Problem statement> Set down each line of the data below exactly as it stands, dropping the pictures.

Supplied material>
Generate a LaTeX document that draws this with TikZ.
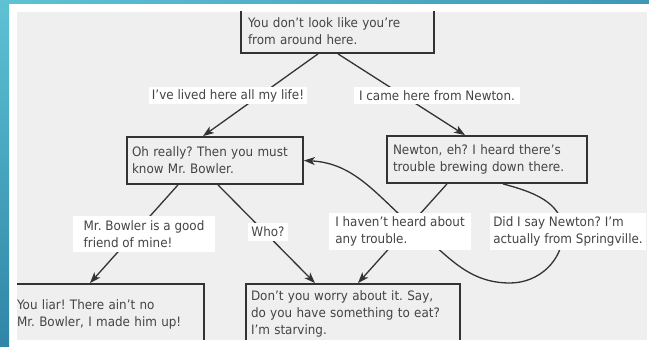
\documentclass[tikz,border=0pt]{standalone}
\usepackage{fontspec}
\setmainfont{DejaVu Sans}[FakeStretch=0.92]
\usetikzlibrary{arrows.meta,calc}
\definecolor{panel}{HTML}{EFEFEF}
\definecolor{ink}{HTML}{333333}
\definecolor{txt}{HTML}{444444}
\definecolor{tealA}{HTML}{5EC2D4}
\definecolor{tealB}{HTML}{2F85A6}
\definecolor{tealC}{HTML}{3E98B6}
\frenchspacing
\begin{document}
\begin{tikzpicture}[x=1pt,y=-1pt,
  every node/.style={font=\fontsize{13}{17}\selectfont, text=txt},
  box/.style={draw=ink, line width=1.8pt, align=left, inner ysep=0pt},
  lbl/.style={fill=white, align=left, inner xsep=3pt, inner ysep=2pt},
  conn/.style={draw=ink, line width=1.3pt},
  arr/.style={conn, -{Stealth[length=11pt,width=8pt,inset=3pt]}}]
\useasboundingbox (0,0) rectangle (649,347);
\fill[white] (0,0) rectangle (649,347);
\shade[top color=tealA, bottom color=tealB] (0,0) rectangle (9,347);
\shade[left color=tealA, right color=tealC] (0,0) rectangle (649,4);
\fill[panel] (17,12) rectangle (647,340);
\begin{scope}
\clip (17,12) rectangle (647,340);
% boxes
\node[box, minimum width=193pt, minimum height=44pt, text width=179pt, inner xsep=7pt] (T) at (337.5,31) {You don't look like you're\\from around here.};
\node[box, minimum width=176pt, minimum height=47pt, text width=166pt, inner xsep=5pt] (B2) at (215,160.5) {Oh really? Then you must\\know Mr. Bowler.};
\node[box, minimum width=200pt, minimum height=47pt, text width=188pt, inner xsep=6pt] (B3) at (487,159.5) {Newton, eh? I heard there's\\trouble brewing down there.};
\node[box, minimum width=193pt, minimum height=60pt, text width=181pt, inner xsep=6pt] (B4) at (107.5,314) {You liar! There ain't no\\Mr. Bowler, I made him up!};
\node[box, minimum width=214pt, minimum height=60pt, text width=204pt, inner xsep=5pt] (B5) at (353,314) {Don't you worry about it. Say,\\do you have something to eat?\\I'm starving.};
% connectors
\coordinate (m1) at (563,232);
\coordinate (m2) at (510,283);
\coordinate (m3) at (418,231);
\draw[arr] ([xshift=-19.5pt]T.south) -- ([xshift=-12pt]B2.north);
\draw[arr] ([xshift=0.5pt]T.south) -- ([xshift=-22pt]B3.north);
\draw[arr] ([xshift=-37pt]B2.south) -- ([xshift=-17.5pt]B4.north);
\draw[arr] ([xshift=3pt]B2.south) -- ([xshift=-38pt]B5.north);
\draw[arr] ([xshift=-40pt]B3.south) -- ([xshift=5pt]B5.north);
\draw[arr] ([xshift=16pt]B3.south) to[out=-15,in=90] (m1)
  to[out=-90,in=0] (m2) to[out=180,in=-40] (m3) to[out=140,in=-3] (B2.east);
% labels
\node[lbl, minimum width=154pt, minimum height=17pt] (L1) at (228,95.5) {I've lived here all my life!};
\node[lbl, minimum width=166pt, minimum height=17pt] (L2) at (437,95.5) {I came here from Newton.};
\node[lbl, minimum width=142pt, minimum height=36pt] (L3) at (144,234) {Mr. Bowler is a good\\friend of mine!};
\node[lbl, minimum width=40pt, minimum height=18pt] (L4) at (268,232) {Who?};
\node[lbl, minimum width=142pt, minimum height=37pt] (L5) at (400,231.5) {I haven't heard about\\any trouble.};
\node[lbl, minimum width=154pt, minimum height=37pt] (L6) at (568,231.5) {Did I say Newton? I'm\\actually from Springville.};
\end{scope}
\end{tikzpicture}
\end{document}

Task answer>
Generate a LaTeX document that draws this with TikZ.
\documentclass[tikz,border=0pt]{standalone}
\usepackage{fontspec}
\setmainfont{DejaVu Sans}[FakeStretch=0.92]
\usetikzlibrary{arrows.meta,calc}
\definecolor{panel}{HTML}{EFEFEF}
\definecolor{ink}{HTML}{333333}
\definecolor{txt}{HTML}{444444}
\definecolor{tealA}{HTML}{5EC2D4}
\definecolor{tealB}{HTML}{2F85A6}
\definecolor{tealC}{HTML}{3E98B6}
\frenchspacing
\begin{document}
\begin{tikzpicture}[x=1pt,y=-1pt,
  every node/.style={font=\fontsize{13}{17}\selectfont, text=txt},
  box/.style={draw=ink, line width=1.8pt, align=left, inner ysep=0pt},
  lbl/.style={fill=white, align=left, inner xsep=3pt, inner ysep=2pt},
  conn/.style={draw=ink, line width=1.3pt},
  arr/.style={conn, -{Stealth[length=11pt,width=8pt,inset=3pt]}}]
\useasboundingbox (0,0) rectangle (649,347);
\fill[white] (0,0) rectangle (649,347);
\shade[top color=tealA, bottom color=tealB] (0,0) rectangle (9,347);
\shade[left color=tealA, right color=tealC] (0,0) rectangle (649,4);
\fill[panel] (17,12) rectangle (647,340);
\begin{scope}
\clip (17,12) rectangle (647,340);
% boxes
\node[box, minimum width=193pt, minimum height=44pt, text width=179pt, inner xsep=7pt] (T) at (337.5,31) {You don't look like you're\\from around here.};
\node[box, minimum width=176pt, minimum height=47pt, text width=166pt, inner xsep=5pt] (B2) at (215,160.5) {Oh really? Then you must\\know Mr. Bowler.};
\node[box, minimum width=200pt, minimum height=47pt, text width=188pt, inner xsep=6pt] (B3) at (487,159.5) {Newton, eh? I heard there's\\trouble brewing down there.};
\node[box, minimum width=193pt, minimum height=60pt, text width=181pt, inner xsep=6pt] (B4) at (107.5,314) {You liar! There ain't no\\Mr. Bowler, I made him up!};
\node[box, minimum width=214pt, minimum height=60pt, text width=204pt, inner xsep=5pt] (B5) at (353,314) {Don't you worry about it. Say,\\do you have something to eat?\\I'm starving.};
% connectors
\coordinate (m1) at (563,232);
\coordinate (m2) at (510,283);
\coordinate (m3) at (418,231);
\draw[arr] ([xshift=-19.5pt]T.south) -- ([xshift=-12pt]B2.north);
\draw[arr] ([xshift=0.5pt]T.south) -- ([xshift=-22pt]B3.north);
\draw[arr] ([xshift=-37pt]B2.south) -- ([xshift=-17.5pt]B4.north);
\draw[arr] ([xshift=3pt]B2.south) -- ([xshift=-38pt]B5.north);
\draw[arr] ([xshift=-40pt]B3.south) -- ([xshift=5pt]B5.north);
\draw[arr] ([xshift=16pt]B3.south) to[out=-15,in=90] (m1)
  to[out=-90,in=0] (m2) to[out=180,in=-40] (m3) to[out=140,in=-3] (B2.east);
% labels
\node[lbl, minimum width=154pt, minimum height=17pt] (L1) at (228,95.5) {I've lived here all my life!};
\node[lbl, minimum width=166pt, minimum height=17pt] (L2) at (437,95.5) {I came here from Newton.};
\node[lbl, minimum width=142pt, minimum height=36pt] (L3) at (144,234) {Mr. Bowler is a good\\friend of mine!};
\node[lbl, minimum width=40pt, minimum height=18pt] (L4) at (268,232) {Who?};
\node[lbl, minimum width=142pt, minimum height=37pt] (L5) at (400,231.5) {I haven't heard about\\any trouble.};
\node[lbl, minimum width=154pt, minimum height=37pt] (L6) at (568,231.5) {Did I say Newton? I'm\\actually from Springville.};
\end{scope}
\end{tikzpicture}
\end{document}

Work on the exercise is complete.